KHS arms Cameroonian beverage giant with PET line as African market thrives
06 Jan 2022 --- KHS has equipped Cameroonian beverage giant Union Camerounaise de Brasseries (UCB) with its first PET line for its new soda pop and water segment. UCB is also considering filling its beverages into cans, which would make it the country’s first brewery to operate its own can filling process.
The KHS PET line boasts a capacity of up to 20,000 bottles per hour and comprises a stretch blow molder or filler block, labeler, packaging machine and palletizing equipment.
The German filling and packaging systems supplier previously provided UCB with complete packaging and palletizing sections for two new returnable glass lines in 2019 and 2020.
UCB, based in the port of Douala, is reportedly the second biggest brewer on the Central African market. Its traditional King Beer and Kadji Beer and K44 brands UCB are especially popular in Cameroon.
Africa’s big opportunity
KHS indicates fast urbanization and a rapidly growing middle class are turning large swathes of the African continent into a dynamic market with great potential. “With their sales markets in North America and Europe stagnating or declining, this is something international breweries especially are profiting from and where they see new opportunities,” the company says.
In 2015, Deutsche Bank experts predicted more than a third of the growth in worldwide beer sales would be attributable to sub-Saharan Africa by 2025. Consumption is reportedly rising every year by 5%.Cameroon’s gross domestic product has doubled in the last 15 years.
This trend is also evident in Cameroon, whose gross domestic product has more than doubled over the last 15 years. Local business UCB is competing with big international names in the nation’s expanding market.
Many other current KHS projects in Cameroon reinforce that the country is booming and steadily becoming an attractive market for the Dortmund systems supplier. In the past, the French-speaking countries of Africa imported a large percentage of their beverages.
However, more and more local retailers and bottlers are now asking themselves why they should ship beverages in from Europe when they could bottle them themselves in their region.
Cameroonians choose glass
According to Joseph Kadji Defosso, UCB’s founder, the home beer market is dominated by the returnable glass bottle.
“Beer can be pasteurized in this type of container, meaning it keeps longer. What’s more, the glass acts as a CO₂ diffusion barrier, ensuring long-lasting quality on the shelf. Moreover, bar proprietors and owners of small stores find it of great benefit that the empties are collected from their properties.”

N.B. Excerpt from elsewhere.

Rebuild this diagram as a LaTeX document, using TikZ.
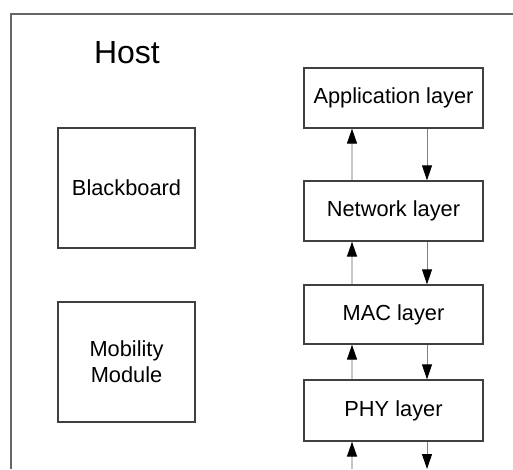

“Finally, for our part, we procure our bottles from a local glass factory that can also recycle glass. This [procurement] means this is a tried-and-tested and [environmentally] sustainable material for container manufacture on all counts.”
PET gains popularity
Meanwhile, PET has reportedly enjoyed a rise in popularity combined with carbonated soft drinks and water. However, Cameroon is not yet equipped with a bottle-to-bottle recycling system.
“At the moment, plastic bottles are merely pressed, shredded and sent to a PET materials manufacturer,” explains Defosso. “In view of their rapidly increasing use and the subsequent growing amount of plastic waste, the PET recycling process still needs to become established here.”
“Cans and kegs made of aluminum could be an alternative to this material but at present this is still a very small segment, albeit one that’s growing. This [alternative] is based on the premise that these containers are made locally, however. Cameroon needs to catch up here.”PET bottles are on the rise in Cameroon but bringing mounting pollution issues.
Plastic pollution mounts
As with most other parts of the world, plastic pollution is a growing concern in Cameroon. With the increased use of PET in the country, this plastic is particularly troublesome.
“We do have a few state regulations and levies in place, but they have very little impact. One major reason for this is, for example, that empty PET bottles are often reused for a totally different purpose, although there are repeated warnings not to do so,” continues Defosso.
“For the Kadji Group, which UCB is part of, the protection of the environment has a high priority. We’ve thus entered into partnerships with a number of startups that invest in PET recycling.”
“Among them is a company that makes schoolbags and pencil cases from recycled PET and another that presses and bundles returned bottles and sends them to recyclers in Europe.”
The Kadji Group also plans on building its own recycling plant soon. “PET is a great opportunity for the African market. After all, we all want to act sustainably,” concludes Defosso.
Last year, KHS armed Molson Coors’s Serbian plant with an Innofill Can DVD can filler and revamped two glass lines, strengthened Carlsberg China with two environmentally conscious beer canning lines, and equipped Coca-Cola European Partners with a second turnkey line.
In October, we reported that Cameroonian authorities had intercepted a smuggling operation attempting to bring illegal non-biodegradable plastics into the country. Greenpeace Africa highlighted the incident as an example of corruption impeding efforts to improve environmental sustainability in packaging.